> _GIVEN INSTRUCTION_:
All records must be quoted exactly. Omit the pictures.

Charts and diagrams as code:
####

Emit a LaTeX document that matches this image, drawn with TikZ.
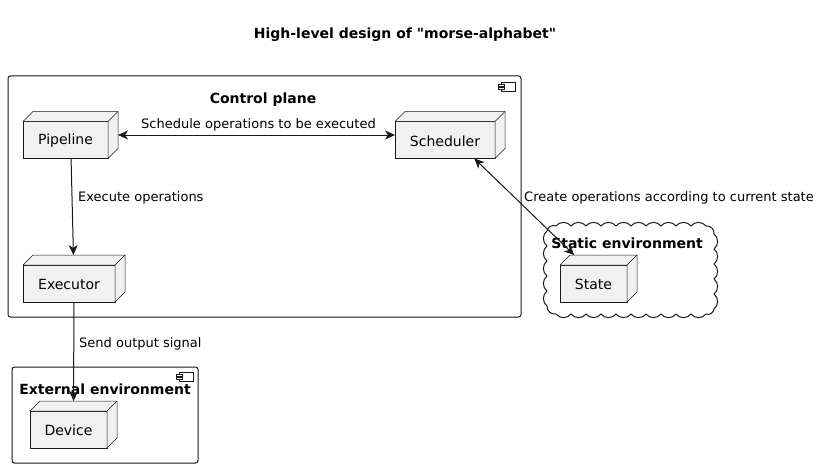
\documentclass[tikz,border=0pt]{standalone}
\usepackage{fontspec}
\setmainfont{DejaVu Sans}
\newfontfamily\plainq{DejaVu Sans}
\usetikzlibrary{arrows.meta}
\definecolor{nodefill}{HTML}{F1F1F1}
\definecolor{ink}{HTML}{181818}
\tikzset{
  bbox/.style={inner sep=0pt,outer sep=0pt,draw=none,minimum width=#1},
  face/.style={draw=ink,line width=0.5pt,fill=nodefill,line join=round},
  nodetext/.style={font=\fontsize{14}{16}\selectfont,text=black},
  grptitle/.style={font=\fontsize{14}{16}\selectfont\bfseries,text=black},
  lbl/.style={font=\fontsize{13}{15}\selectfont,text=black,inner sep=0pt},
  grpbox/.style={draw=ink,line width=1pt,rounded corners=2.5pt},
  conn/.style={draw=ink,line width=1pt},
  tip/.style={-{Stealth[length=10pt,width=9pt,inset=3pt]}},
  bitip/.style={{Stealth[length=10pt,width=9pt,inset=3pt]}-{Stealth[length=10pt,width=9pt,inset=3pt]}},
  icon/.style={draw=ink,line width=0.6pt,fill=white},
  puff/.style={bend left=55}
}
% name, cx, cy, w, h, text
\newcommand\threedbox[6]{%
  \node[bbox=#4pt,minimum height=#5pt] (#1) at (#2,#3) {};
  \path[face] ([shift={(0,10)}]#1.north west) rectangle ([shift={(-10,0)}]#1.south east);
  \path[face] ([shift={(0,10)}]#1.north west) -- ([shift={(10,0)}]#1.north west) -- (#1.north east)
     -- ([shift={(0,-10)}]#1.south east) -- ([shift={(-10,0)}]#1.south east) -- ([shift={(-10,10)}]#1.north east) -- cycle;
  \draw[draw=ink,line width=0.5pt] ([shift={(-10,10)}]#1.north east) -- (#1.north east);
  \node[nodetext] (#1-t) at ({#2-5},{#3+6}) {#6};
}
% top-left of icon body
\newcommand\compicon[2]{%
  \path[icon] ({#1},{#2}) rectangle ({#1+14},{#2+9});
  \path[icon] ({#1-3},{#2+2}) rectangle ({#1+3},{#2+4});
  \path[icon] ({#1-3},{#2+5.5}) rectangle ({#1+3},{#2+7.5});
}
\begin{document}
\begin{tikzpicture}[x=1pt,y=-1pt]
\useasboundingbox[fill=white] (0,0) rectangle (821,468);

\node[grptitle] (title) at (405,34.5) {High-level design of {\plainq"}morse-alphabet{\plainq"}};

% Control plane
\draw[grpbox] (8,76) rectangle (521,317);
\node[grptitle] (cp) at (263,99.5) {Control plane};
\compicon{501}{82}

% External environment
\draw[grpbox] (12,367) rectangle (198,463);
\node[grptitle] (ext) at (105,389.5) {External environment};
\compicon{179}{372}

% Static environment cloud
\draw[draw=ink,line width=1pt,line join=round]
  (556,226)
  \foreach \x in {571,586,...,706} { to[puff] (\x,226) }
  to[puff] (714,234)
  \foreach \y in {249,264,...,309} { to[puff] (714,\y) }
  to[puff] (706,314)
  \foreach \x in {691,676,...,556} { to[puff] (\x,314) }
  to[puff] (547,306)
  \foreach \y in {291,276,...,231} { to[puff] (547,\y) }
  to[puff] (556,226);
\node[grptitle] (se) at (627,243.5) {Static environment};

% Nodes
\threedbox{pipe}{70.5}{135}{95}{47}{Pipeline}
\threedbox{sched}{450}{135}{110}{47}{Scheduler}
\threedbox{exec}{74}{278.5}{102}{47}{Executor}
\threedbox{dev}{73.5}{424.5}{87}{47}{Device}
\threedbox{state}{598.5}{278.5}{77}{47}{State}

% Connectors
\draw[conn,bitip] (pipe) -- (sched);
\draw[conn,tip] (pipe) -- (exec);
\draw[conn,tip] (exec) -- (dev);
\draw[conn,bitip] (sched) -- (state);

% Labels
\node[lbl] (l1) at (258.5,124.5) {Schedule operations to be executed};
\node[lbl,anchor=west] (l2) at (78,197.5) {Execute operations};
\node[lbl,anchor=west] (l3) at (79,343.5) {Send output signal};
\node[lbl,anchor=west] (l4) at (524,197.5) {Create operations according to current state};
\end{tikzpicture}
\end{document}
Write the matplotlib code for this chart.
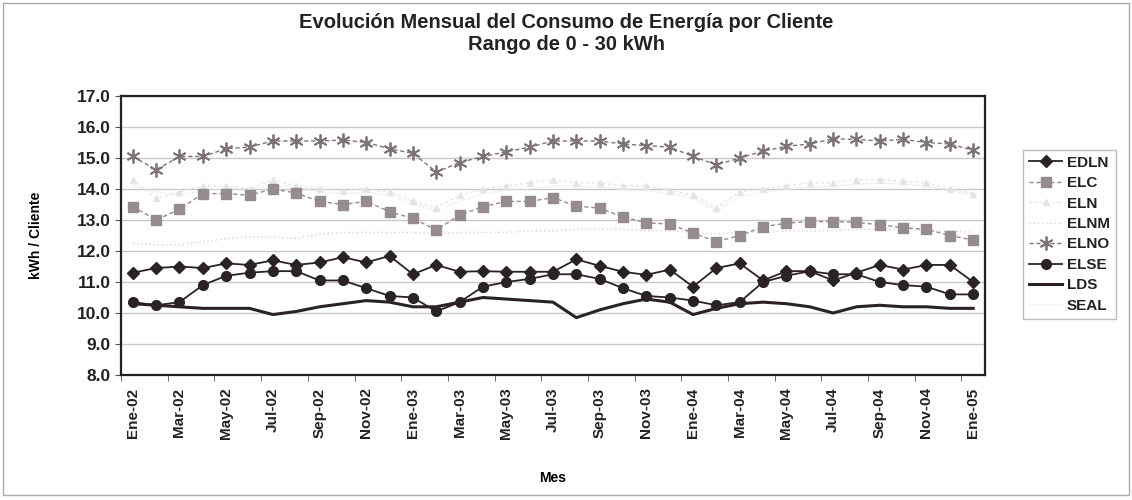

####

> _OUTPUT OF THE EXERCISE_:
Emit a LaTeX document that matches this image, drawn with TikZ.
\documentclass[tikz,border=0pt]{standalone}
\usepackage{fontspec}
\setmainfont{DejaVu Sans}
\newfontfamily\plainq{DejaVu Sans}
\usetikzlibrary{arrows.meta}
\definecolor{nodefill}{HTML}{F1F1F1}
\definecolor{ink}{HTML}{181818}
\tikzset{
  bbox/.style={inner sep=0pt,outer sep=0pt,draw=none,minimum width=#1},
  face/.style={draw=ink,line width=0.5pt,fill=nodefill,line join=round},
  nodetext/.style={font=\fontsize{14}{16}\selectfont,text=black},
  grptitle/.style={font=\fontsize{14}{16}\selectfont\bfseries,text=black},
  lbl/.style={font=\fontsize{13}{15}\selectfont,text=black,inner sep=0pt},
  grpbox/.style={draw=ink,line width=1pt,rounded corners=2.5pt},
  conn/.style={draw=ink,line width=1pt},
  tip/.style={-{Stealth[length=10pt,width=9pt,inset=3pt]}},
  bitip/.style={{Stealth[length=10pt,width=9pt,inset=3pt]}-{Stealth[length=10pt,width=9pt,inset=3pt]}},
  icon/.style={draw=ink,line width=0.6pt,fill=white},
  puff/.style={bend left=55}
}
% name, cx, cy, w, h, text
\newcommand\threedbox[6]{%
  \node[bbox=#4pt,minimum height=#5pt] (#1) at (#2,#3) {};
  \path[face] ([shift={(0,10)}]#1.north west) rectangle ([shift={(-10,0)}]#1.south east);
  \path[face] ([shift={(0,10)}]#1.north west) -- ([shift={(10,0)}]#1.north west) -- (#1.north east)
     -- ([shift={(0,-10)}]#1.south east) -- ([shift={(-10,0)}]#1.south east) -- ([shift={(-10,10)}]#1.north east) -- cycle;
  \draw[draw=ink,line width=0.5pt] ([shift={(-10,10)}]#1.north east) -- (#1.north east);
  \node[nodetext] (#1-t) at ({#2-5},{#3+6}) {#6};
}
% top-left of icon body
\newcommand\compicon[2]{%
  \path[icon] ({#1},{#2}) rectangle ({#1+14},{#2+9});
  \path[icon] ({#1-3},{#2+2}) rectangle ({#1+3},{#2+4});
  \path[icon] ({#1-3},{#2+5.5}) rectangle ({#1+3},{#2+7.5});
}
\begin{document}
\begin{tikzpicture}[x=1pt,y=-1pt]
\useasboundingbox[fill=white] (0,0) rectangle (821,468);

\node[grptitle] (title) at (405,34.5) {High-level design of {\plainq"}morse-alphabet{\plainq"}};

% Control plane
\draw[grpbox] (8,76) rectangle (521,317);
\node[grptitle] (cp) at (263,99.5) {Control plane};
\compicon{501}{82}

% External environment
\draw[grpbox] (12,367) rectangle (198,463);
\node[grptitle] (ext) at (105,389.5) {External environment};
\compicon{179}{372}

% Static environment cloud
\draw[draw=ink,line width=1pt,line join=round]
  (556,226)
  \foreach \x in {571,586,...,706} { to[puff] (\x,226) }
  to[puff] (714,234)
  \foreach \y in {249,264,...,309} { to[puff] (714,\y) }
  to[puff] (706,314)
  \foreach \x in {691,676,...,556} { to[puff] (\x,314) }
  to[puff] (547,306)
  \foreach \y in {291,276,...,231} { to[puff] (547,\y) }
  to[puff] (556,226);
\node[grptitle] (se) at (627,243.5) {Static environment};

% Nodes
\threedbox{pipe}{70.5}{135}{95}{47}{Pipeline}
\threedbox{sched}{450}{135}{110}{47}{Scheduler}
\threedbox{exec}{74}{278.5}{102}{47}{Executor}
\threedbox{dev}{73.5}{424.5}{87}{47}{Device}
\threedbox{state}{598.5}{278.5}{77}{47}{State}

% Connectors
\draw[conn,bitip] (pipe) -- (sched);
\draw[conn,tip] (pipe) -- (exec);
\draw[conn,tip] (exec) -- (dev);
\draw[conn,bitip] (sched) -- (state);

% Labels
\node[lbl] (l1) at (258.5,124.5) {Schedule operations to be executed};
\node[lbl,anchor=west] (l2) at (78,197.5) {Execute operations};
\node[lbl,anchor=west] (l3) at (79,343.5) {Send output signal};
\node[lbl,anchor=west] (l4) at (524,197.5) {Create operations according to current state};
\end{tikzpicture}
\end{document}
Write the matplotlib code for this chart.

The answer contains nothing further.